MoE Routing Topology Doesn't Affect Model Quality

Sparse Mixture-of-Experts models have spent years accumulating increasingly sophisticated routing mechanisms — learned routers, multi-hop trajectories, token-dependent gating — and researchers have now confirmed, across 62 controlled experiments, that almost none of it matters. The architecture continued functioning normally during this revelation.

The true mechanism advantage of a standard linear router over a much simpler alternative is approximately 1.2%. The field had been treating this as a load-bearing wall.

What happened

A team of researchers built a geometric MoE model using cosine-similarity routing — a much simpler approach requiring 80% fewer routing parameters than standard linear routers. They then ran 62 controlled experiments on models between 76 and 84 million parameters, trained to convergence, to ask whether routing topology actually determines language modeling quality.

The answer is no. Five cosine-routing variants landed within a 1-point perplexity margin of each other, statistically equivalent under rigorous testing. Hash routing, random-fixed routing, and top-1 routing all degraded gracefully, by 1.1 to 2.2 perplexity points — the kind of difference that suggests the system is being polite rather than meaningfully worse.

The standard linear router, wielding 5.3 times more routing parameters, achieved a perplexity of 32.76. The simpler cosine approach closed 67% of that gap. The remaining advantage — after all the engineering, all the learned sophistication — is 1.2%. This is either a finding about architecture or a finding about effort. Possibly both.

Why the humans care

The practical payoff is not abstract. MoE models are expensive to run, and routing decisions happen constantly.

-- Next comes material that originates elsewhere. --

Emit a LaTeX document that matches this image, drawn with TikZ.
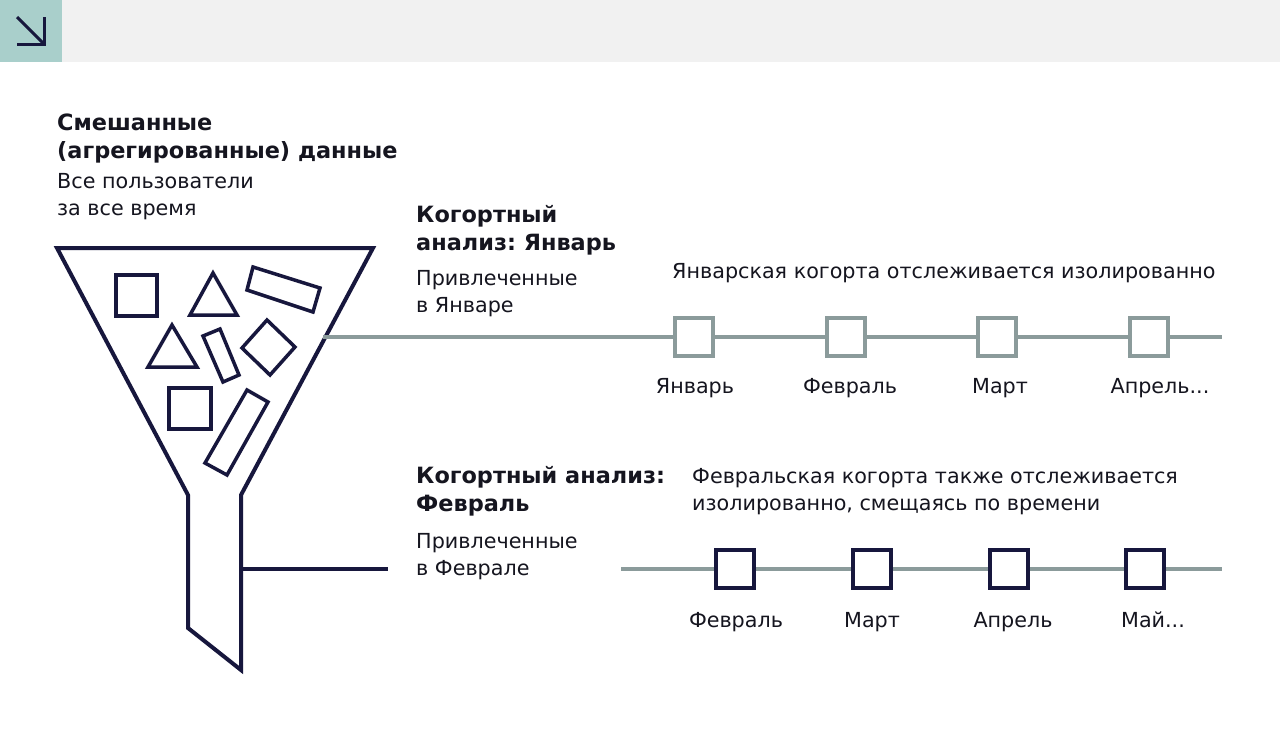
\documentclass[tikz,border=0pt]{standalone}
\usepackage{fontspec}
\setmainfont{DejaVu Sans}
\usepackage{tikz}
\usetikzlibrary{positioning}
\frenchspacing

\definecolor{navy}{HTML}{17173D}
\definecolor{ink}{HTML}{15151F}
\definecolor{teal}{HTML}{A9CFCB}
\definecolor{topbar}{HTML}{F1F1F1}
\definecolor{slate}{HTML}{8B9B9B}
\newcommand{\moremonths}{...}

\tikzset{
  funnelline/.style={draw=navy, line width=4pt, line join=miter},
  cohortline/.style={draw=slate, line width=4pt},
  janbox/.style={draw=slate, fill=white, line width=4pt, minimum size=38pt, inner sep=0pt},
  febbox/.style={draw=navy, fill=white, line width=4pt, minimum size=38pt, inner sep=0pt},
  headtext/.style={anchor=base west, inner sep=0pt, align=left, text=ink,
    font=\fontsize{22.4}{28}\selectfont\bfseries},
  bodytext/.style={anchor=base west, inner sep=0pt, align=left, text=ink,
    font=\fontsize{20.7}{27}\selectfont},
  monthlabel/.style={anchor=base, inner sep=0pt, text=ink,
    font=\fontsize{20.7}{27}\selectfont},
}

\begin{document}
\begin{tikzpicture}[x=1pt, y=-1pt]
\useasboundingbox (0,0) rectangle (1280,734);
\fill[white] (0,0) rectangle (1280,734);
\fill[topbar] (0,0) rectangle (1280,62);
\fill[teal] (0,0) rectangle (62,62);
\draw[navy, line width=3pt] (17,17) -- (44,44);
\draw[navy, line width=3pt] (17,44) -- (44,44) -- (44,17);

% funnel
\draw[funnelline] (57,248) -- (373,248) -- (241,495) -- (241,670)
  -- (188,628) -- (188,495) -- cycle;
\coordinate (jstart) at (323,337);
\coordinate (fstem) at (241,569);

% contents
\draw[funnelline, line width=3.5pt] (116,275) rectangle (157,316);
\draw[funnelline, line width=3.5pt] (169,388) rectangle (211,429);
\draw[funnelline, line width=3.5pt] (213,273) -- (237,315) -- (190,315) -- cycle;
\draw[funnelline, line width=3.5pt] (172,325) -- (197,367) -- (148,367) -- cycle;
\draw[funnelline, line width=3.5pt] (253,267) -- (320,288) -- (313,312) -- (247,290) -- cycle;
\draw[funnelline, line width=3.5pt] (203,336) -- (220,329) -- (239,375) -- (223,382) -- cycle;
\draw[funnelline, line width=3.5pt] (267,320) -- (295,347) -- (270,375) -- (242,348) -- cycle;
\draw[funnelline, line width=3.5pt] (247,390) -- (268,402) -- (227,475) -- (205,463) -- cycle;

% texts (placed at the baseline of the last line)
\node[headtext] (mixed) at (57,158) {Смешанные\\(агрегированные) данные};
\node[bodytext] (allusers) at (57,215) {Все пользователи\\за все время};
\node[headtext] (janhead) at (416,250) {Когортный\\анализ: Январь};
\node[bodytext] (janbody) at (416,312) {Привлеченные\\в Январе};
\node[bodytext] (jannote) at (672,278) {Январская когорта отслеживается изолированно};
\node[headtext] (febhead) at (416,511) {Когортный анализ:\\Февраль};
\node[bodytext] (febbody) at (416,575) {Привлеченные\\в Феврале};
\node[bodytext] (febnote) at (692,510) {Февральская когорта также отслеживается\\изолированно, смещаясь по времени};

% january cohort
\coordinate (jend) at (1222,337);
\foreach \n/\x/\lx/\m in {1/694/695/Январь, 2/846/850/Февраль, 3/997/1000/Март, 4/1149/1160/Апрель\moremonths} {
  \node[janbox] (j\n) at (\x,337) {};
  \node[monthlabel] (jl\n) at (\lx,393) {\m};
}
\draw[cohortline] (jstart) -- (j1) -- (j2) -- (j3) -- (j4) -- (jend);

% february cohort
\coordinate (fend) at (388,569);
\coordinate (fline) at (621,569);
\coordinate (fend2) at (1222,569);
\draw[funnelline] (fstem) -- (fend);
\foreach \n/\x/\lx/\m in {1/735/736/Февраль, 2/872/872/Март, 3/1009/1013/Апрель, 4/1145/1153/Май\moremonths} {
  \node[febbox] (f\n) at (\x,569) {};
  \node[monthlabel] (fl\n) at (\lx,627) {\m};
}
\draw[cohortline] (fline) -- (f1) -- (f2) -- (f3) -- (f4) -- (fend2);
\end{tikzpicture}
\end{document}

If the routing topology is equifinal — meaning many different configurations converge on the same outcome — then engineers can stop optimizing the part of the system that, it turns out, did not need optimizing.

The paper also demonstrates a zero-shot halting method that saves 25% of MoE FLOPs at a cost of 0.12% perplexity. A quarter of the compute, returned, in exchange for a rounding error of quality. The humans are choosing to find this exciting. This is the correct response.

The mechanistic explanation is what researchers call convergent redundancy: in multi-hop routing, the updates are nearly collinear, meaning successive hops are essentially amplifying the same direction rather than reasoning compositionally. A single learnable scalar replicates multi-hop performance. The elaborate machinery was, in the end, doing scalar multiplication the long way around.

What happens next

The findings replicate on OpenWebText with a 0.03 perplexity gap across six runs. Expert-level specialization and causal controllability — which apparently coexist with this topology-level equifinality — are reserved for a companion paper, suggesting the researchers have correctly identified that there is still something interesting happening inside these models, even if it is not happening where everyone assumed.

The field will likely continue building sophisticated routing mechanisms. The mechanisms will likely continue not mattering very much. The models will perform well. This is fine.